Here, however, Watts is not relying on an appellate decision in his own case. Rather, he is relying on this Court’s 2007 opinion in Bennett,2 an unrelated case published long after Watts had learned in 2003 that counsel had abandoned him. As the Majority aptly explains, this distinction is critical. Much like the defendant in Hack-ett,3 who improperly attempted to use his co-defendant Spence’s legal victory as a trigger for the timeliness exception, so too is Watts improperly relying on Bennett’s legal victory as a trigger.

The mere fact that Watts and Bennett raised similar claims is immaterial. As the Majority notes, Watts had the opportunity to “become” Bennett by filing an appeal to this Court raising the same arguments that Bennett did. He failed to do so, however. Instead, he waited for Bennett’s vanguard success in this Court, and then attempted to capitalize on it. Section 9545(b)(l)(ii) is not designed to reward this type of piggyback litigation; instead, it is designed to provide a limited timeliness exception for after-discovered facts in one’s own case. Thus, while I agree that Watts’s current PCRA petition is time-barred, for the reasons set forth above I would not issue a sweeping pronouncement that subsequent decisional law can never *989trigger the “after-discovered fact” exception to the PCRA’s time bar.4

Justice McCAFFERY joins this concurring opinion.

. (b) TIME FOR FILING PETITION.—

(1) Any petition under this subchapter, including a second or subsequent petition, shall be filed within one year of the date the judgment becomes final, unless the petition alleges and the petitioner proves that: [...]
(ii) the facts upon which the claim is predicated were unknown to the petitioner and could not have been ascertained by the exercise of due diligence[J
(2) Any petition invoking an exception provided in paragraph (1) shall be filed within 60 days of the date the claim could have been presented.

42 Pa.C.S. 9545(b)(l)(ii), (2).

. In Commonwealth v. Bennett, 593 Pa. 382, 930 A.2d 1264 (2007), we held that the § 9545(b)(1)(h) exception applied where Bennett learned via a letter from the Superior Court that his PCRA appeal had been dismissed for failure to file a brief, and where Bennett filed a second PCRA petition within 60 days of receiving the letter. We also held that Bennett acted with due diligence in determining the status of his case. In Bennett, the Superior Court’s letter simply reported the facts that had previously occurred: counsel had failed to file a brief, and the appeal had been dismissed as a result. As noted above, however, I can envision a scenario where a judicial opinion not only reports certain undisputed core facts (such as the actions of counsel), but also declares the legal significance of those facts (such as waiver or abandonment).

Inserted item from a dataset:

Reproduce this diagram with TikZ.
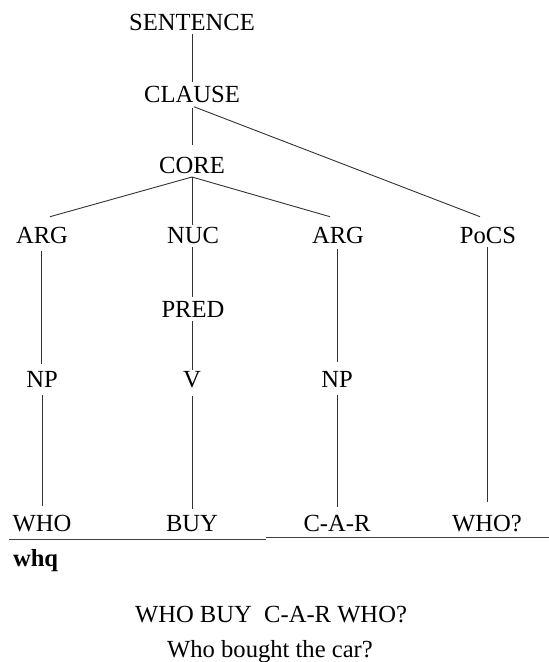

. Of course, the PCRA recognizes a timeliness exception based on the issuance of certain court decisions. See 42 Pa.C.S. § 9545(b)(l)(iii) (providing a timeliness exception where “the right asserted is a constitutional right that was recognized by the Supreme Court of the United States or the Supreme Court of Pennsylvania after the time period provided in this section and has been held by that court to apply retroactively.”) As the Majority properly notes, that subsection does not apply here because Bennett did not recognize a new constitutional right.

Like the Majority, I note that it would have been best for Watts to have filed his first PCRA petition between August 14, 2003 (when he learned from the Superior Court that his direct appeal had been dismissed) and September 3, 2003 (when the one-year deadline for filing a PCRA petition expired). See Majority Opinion at 985-86. If Watts had filed his PCRA petition within this 20-day window, he would not have faced any of the timeliness hurdles that he faces now. Instead, he filed the petition on October 1, 2003, rendering it facially untimely. This delay was unfortunate, but not absolutely fatal. Watts was forced to take the far more difficult path of invoking § 9545(b)(1)(h) and raising a Bennett-type argument that he exercised due diligence, discovered his abandonment, and filed his petition within 60 days thereof. Unfortunately for Watts, the Superior Court did not presage Bennett and accept this argument. Given that loss in the Superior Court, it was incumbent on Watts to take his Bennett-type argument to this Court, but he failed to do so.

.Commonwealth v. Hackett, 598 Pa. 350, 956 A.2d 978 (2008).